Em documento encaminhado à Justiça para contestar o pagamento de cerca de R$ 110 milhões cobrados pelo empresário Marcos Valério, o PT aponta irregularidades nos supostos empréstimos bancários considerados até aqui pelo partido como a origem do dinheiro do caixa dois petista, revela a Folha de S. Paulo.
Ao longo de 13 páginas da contestação à cobrança, os advogados do PT questionam a versão apresentada em conjunto por Marcos Valério e o ex-tesoureiro do partido Delúbio Soares ao afirmar que os supostos empréstimos foram concedidos "ao arrepio das mais comezinhas regras bancárias" - como, aliás, já haviam concluído as investigações da CPI dos Correios e do Ministério Público.
Desde que o escândalo do mensalão veio a público, em junho de 2005, o PT se nega a assumir que deva às empresas de Valério. Até aqui, porém, o partido não havia contestado que as operações com os bancos BMG e Rural fossem a fonte de recursos repassados a petistas e aliados políticos do governo. Taticamente, o PT endossou a versão de Delúbio e Valério sobre a origem de dinheiro.
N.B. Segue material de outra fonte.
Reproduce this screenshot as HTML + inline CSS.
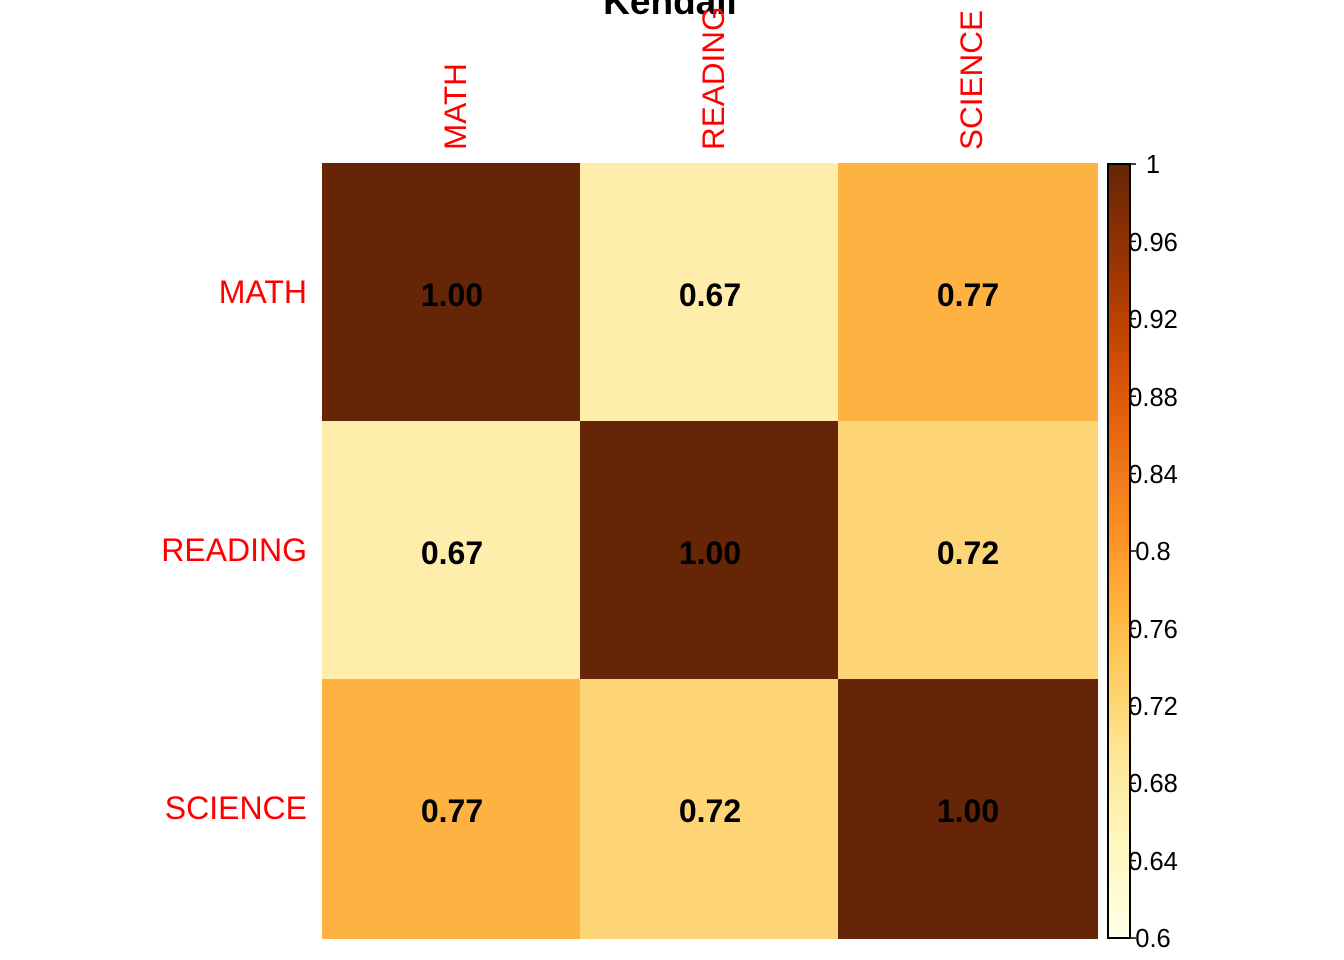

Mas, na hora de contestar a cobrança, o partido mudou o discurso.
"Você conhece algum banco que empreste dinheiro desse jeito (na forma dos contratos fechados entre os bancos e as empresas de Valério)?", questionou o advogado Luiz Bueno de Aguiar, que defende o PT na ação de cobrança. "Os empréstimos foram irregulares por parte dos bancos e das empresas", respondeu em seguida, informa a repórter Marta Salomon.
"A origem do dinheiro (do caixa dois)? Eu não faço a menor idéia. Nem mesmo a CPI deu conta", disse Márcio Luiz Silva, outro advogado que assina a contestação à cobrança, sugerindo que os empréstimos tenham sido forjados para justificar trânsito ilegal de recursos.
Pensamento político
Confrontado com a contradição, o presidente do PT, Ricardo Berzoini, alegou que os advogados do partido têm "ampla liberdade" para argumentar no processo de cobrança. "Temos de separar o que é lide judicial do que é pensamento político", disse o deputado. "O PT nunca disse que o Rural e o BMG fizeram empréstimos regulares. Se os bancos eventualmente estabeleceram relação contratual confiando na palavra de quem quer que seja, problema dos bancos."
Segundo Berzoini, caberá à Justiça apurar a origem do dinheiro do caixa dois do PT. "A origem do dinheiro é uma questão a ser resolvida fora desse processo (de cobrança)", completou.
Em reportagem divulgada em 16 de julho do ano passado, o PT destacou a versão então apresentada por Delúbio e Marcos Valério: "Delúbio ressaltou que os recursos repassados por Marcos Valério não têm origem nos cofres públicos. "Não é dinheiro público. É de empréstimo bancário", reforçou o partido na época.
Legítima defesa
Em documento apresentado à Justiça de Brasília no início de março, os advogados do PT negam os depoimentos de Delúbio Soares. "Eu insisto em dizer que esses depoimentos (de Delúbio) foram feitos em legítima defesa. Você não pode esperar de quem está se defendendo de uma acusação de ilícito penal sério, grave, que responda necessariamente com a verdade. É um primado do direito", afirmou o advogado Márcio Silva.
Cobrança de fachada
"Há evidências de que ele (Marcos Valério) entrou com essa ação para dar um ar de credibilidade à defesa dele, para ligar o lé com o cré. Como (o processo) vai demorar, é uma ação que demanda perícias e exames, para o fim de estratégia da defesa dele pode até surtir efeito", disse o advogado.
De acordo com documentos apresentados por Valério, os bancos BMG e Rural emprestaram ao esquema, entre fevereiro de 2003 e julho de 2004, pouco mais de R$ 55 milhões. Reajustada, a dívida se aproximaria de R$ 110 milhões.